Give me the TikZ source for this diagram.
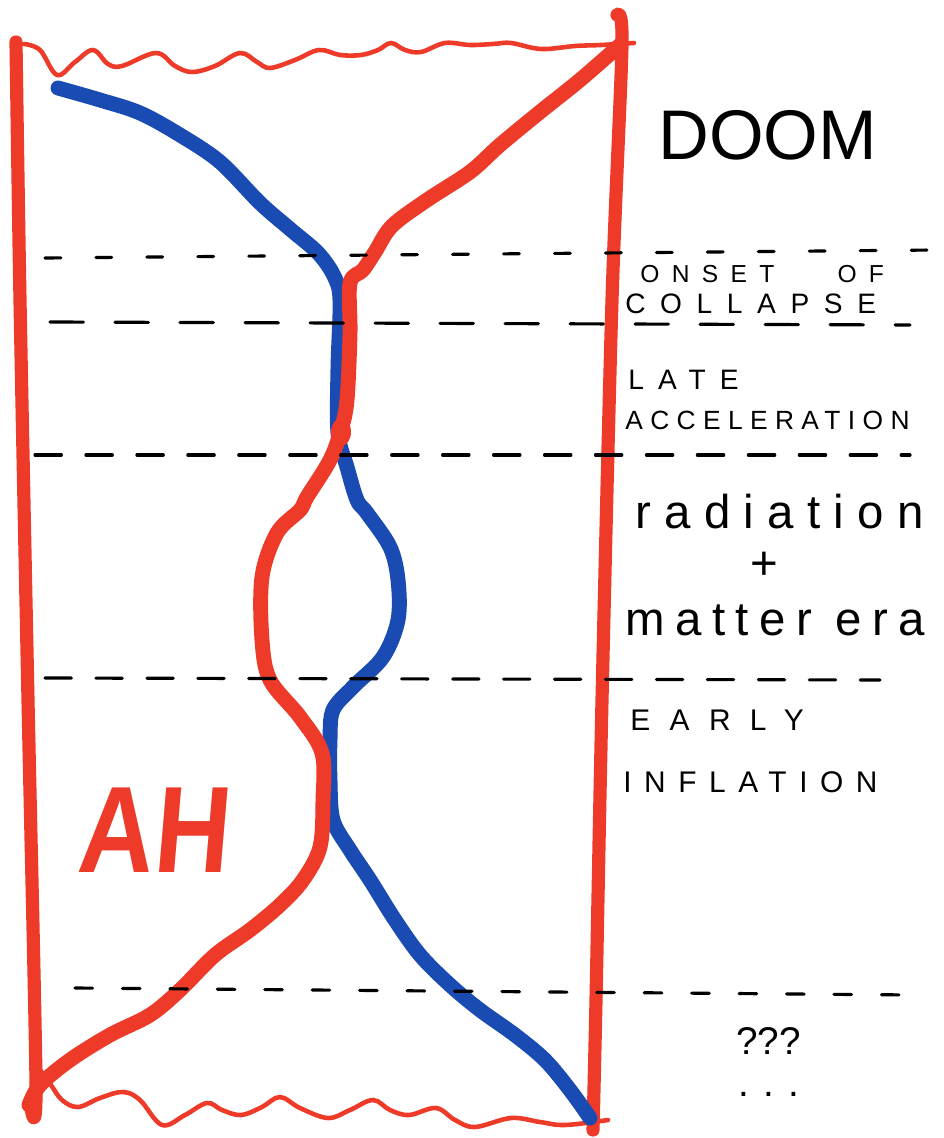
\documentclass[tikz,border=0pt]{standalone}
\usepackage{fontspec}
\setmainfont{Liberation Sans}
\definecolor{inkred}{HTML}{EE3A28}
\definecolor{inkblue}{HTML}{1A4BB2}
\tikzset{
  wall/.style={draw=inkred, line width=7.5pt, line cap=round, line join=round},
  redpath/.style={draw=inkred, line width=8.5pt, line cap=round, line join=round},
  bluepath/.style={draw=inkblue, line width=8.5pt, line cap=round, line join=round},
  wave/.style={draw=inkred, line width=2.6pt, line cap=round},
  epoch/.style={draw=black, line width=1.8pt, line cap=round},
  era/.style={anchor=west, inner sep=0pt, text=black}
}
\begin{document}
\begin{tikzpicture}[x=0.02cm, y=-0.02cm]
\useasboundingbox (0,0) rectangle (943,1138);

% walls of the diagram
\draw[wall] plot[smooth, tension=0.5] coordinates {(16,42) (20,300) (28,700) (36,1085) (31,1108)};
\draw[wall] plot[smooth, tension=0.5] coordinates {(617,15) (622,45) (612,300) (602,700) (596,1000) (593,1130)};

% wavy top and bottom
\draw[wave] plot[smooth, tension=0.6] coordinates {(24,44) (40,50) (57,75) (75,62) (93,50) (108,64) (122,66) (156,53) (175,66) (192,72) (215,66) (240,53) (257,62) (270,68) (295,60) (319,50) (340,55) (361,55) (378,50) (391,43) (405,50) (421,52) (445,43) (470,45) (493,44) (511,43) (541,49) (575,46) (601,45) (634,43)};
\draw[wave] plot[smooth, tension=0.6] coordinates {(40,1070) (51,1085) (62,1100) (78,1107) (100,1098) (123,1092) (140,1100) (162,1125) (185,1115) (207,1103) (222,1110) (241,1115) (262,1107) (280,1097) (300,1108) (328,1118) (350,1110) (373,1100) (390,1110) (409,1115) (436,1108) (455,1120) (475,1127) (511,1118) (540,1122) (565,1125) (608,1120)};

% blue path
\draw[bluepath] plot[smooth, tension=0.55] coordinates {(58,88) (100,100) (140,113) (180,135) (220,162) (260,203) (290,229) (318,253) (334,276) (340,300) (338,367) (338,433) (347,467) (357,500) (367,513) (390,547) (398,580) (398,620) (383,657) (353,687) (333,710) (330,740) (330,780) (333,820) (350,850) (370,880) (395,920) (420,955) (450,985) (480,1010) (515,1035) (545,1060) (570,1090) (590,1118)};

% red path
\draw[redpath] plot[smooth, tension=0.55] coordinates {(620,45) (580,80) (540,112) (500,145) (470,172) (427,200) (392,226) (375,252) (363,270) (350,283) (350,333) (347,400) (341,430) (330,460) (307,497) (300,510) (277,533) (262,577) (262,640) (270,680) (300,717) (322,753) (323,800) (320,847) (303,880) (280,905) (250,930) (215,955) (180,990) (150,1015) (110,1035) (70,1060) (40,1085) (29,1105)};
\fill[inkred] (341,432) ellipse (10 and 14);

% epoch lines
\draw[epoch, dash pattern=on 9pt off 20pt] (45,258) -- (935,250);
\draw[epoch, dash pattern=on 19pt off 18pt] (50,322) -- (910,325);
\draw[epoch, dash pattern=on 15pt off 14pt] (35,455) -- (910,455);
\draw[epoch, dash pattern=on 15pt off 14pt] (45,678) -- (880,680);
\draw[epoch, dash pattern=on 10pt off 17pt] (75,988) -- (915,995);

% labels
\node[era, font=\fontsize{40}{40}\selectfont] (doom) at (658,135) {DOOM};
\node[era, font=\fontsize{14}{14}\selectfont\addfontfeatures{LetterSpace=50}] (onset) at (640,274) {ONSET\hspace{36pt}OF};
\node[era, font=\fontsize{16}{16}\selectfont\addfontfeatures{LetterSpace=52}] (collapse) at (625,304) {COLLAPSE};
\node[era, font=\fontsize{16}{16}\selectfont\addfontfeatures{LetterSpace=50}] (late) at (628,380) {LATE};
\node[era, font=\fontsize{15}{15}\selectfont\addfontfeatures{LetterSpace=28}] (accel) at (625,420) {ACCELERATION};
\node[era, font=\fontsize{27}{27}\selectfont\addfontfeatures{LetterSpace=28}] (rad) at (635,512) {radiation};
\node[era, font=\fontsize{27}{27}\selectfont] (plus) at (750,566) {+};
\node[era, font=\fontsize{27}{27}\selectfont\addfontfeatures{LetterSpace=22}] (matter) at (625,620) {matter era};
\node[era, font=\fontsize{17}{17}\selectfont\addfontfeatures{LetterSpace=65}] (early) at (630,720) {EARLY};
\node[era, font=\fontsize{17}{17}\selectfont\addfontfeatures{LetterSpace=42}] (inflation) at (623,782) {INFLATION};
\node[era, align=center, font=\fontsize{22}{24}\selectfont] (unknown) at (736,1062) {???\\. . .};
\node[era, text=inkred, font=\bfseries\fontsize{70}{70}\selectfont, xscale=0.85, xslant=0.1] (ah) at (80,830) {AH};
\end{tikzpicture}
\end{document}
============================================================
• What you have to do
Repeat the lines above, starting at the first and stopping after the line that holds "(622,45) (612,300) (602,700)", with the pictures left out.

• The answer
Give me the TikZ source for this diagram.
\documentclass[tikz,border=0pt]{standalone}
\usepackage{fontspec}
\setmainfont{Liberation Sans}
\definecolor{inkred}{HTML}{EE3A28}
\definecolor{inkblue}{HTML}{1A4BB2}
\tikzset{
  wall/.style={draw=inkred, line width=7.5pt, line cap=round, line join=round},
  redpath/.style={draw=inkred, line width=8.5pt, line cap=round, line join=round},
  bluepath/.style={draw=inkblue, line width=8.5pt, line cap=round, line join=round},
  wave/.style={draw=inkred, line width=2.6pt, line cap=round},
  epoch/.style={draw=black, line width=1.8pt, line cap=round},
  era/.style={anchor=west, inner sep=0pt, text=black}
}
\begin{document}
\begin{tikzpicture}[x=0.02cm, y=-0.02cm]
\useasboundingbox (0,0) rectangle (943,1138);

% walls of the diagram
\draw[wall] plot[smooth, tension=0.5] coordinates {(16,42) (20,300) (28,700) (36,1085) (31,1108)};
\draw[wall] plot[smooth, tension=0.5] coordinates {(617,15) (622,45) (612,300) (602,700) (596,1000) (593,1130)};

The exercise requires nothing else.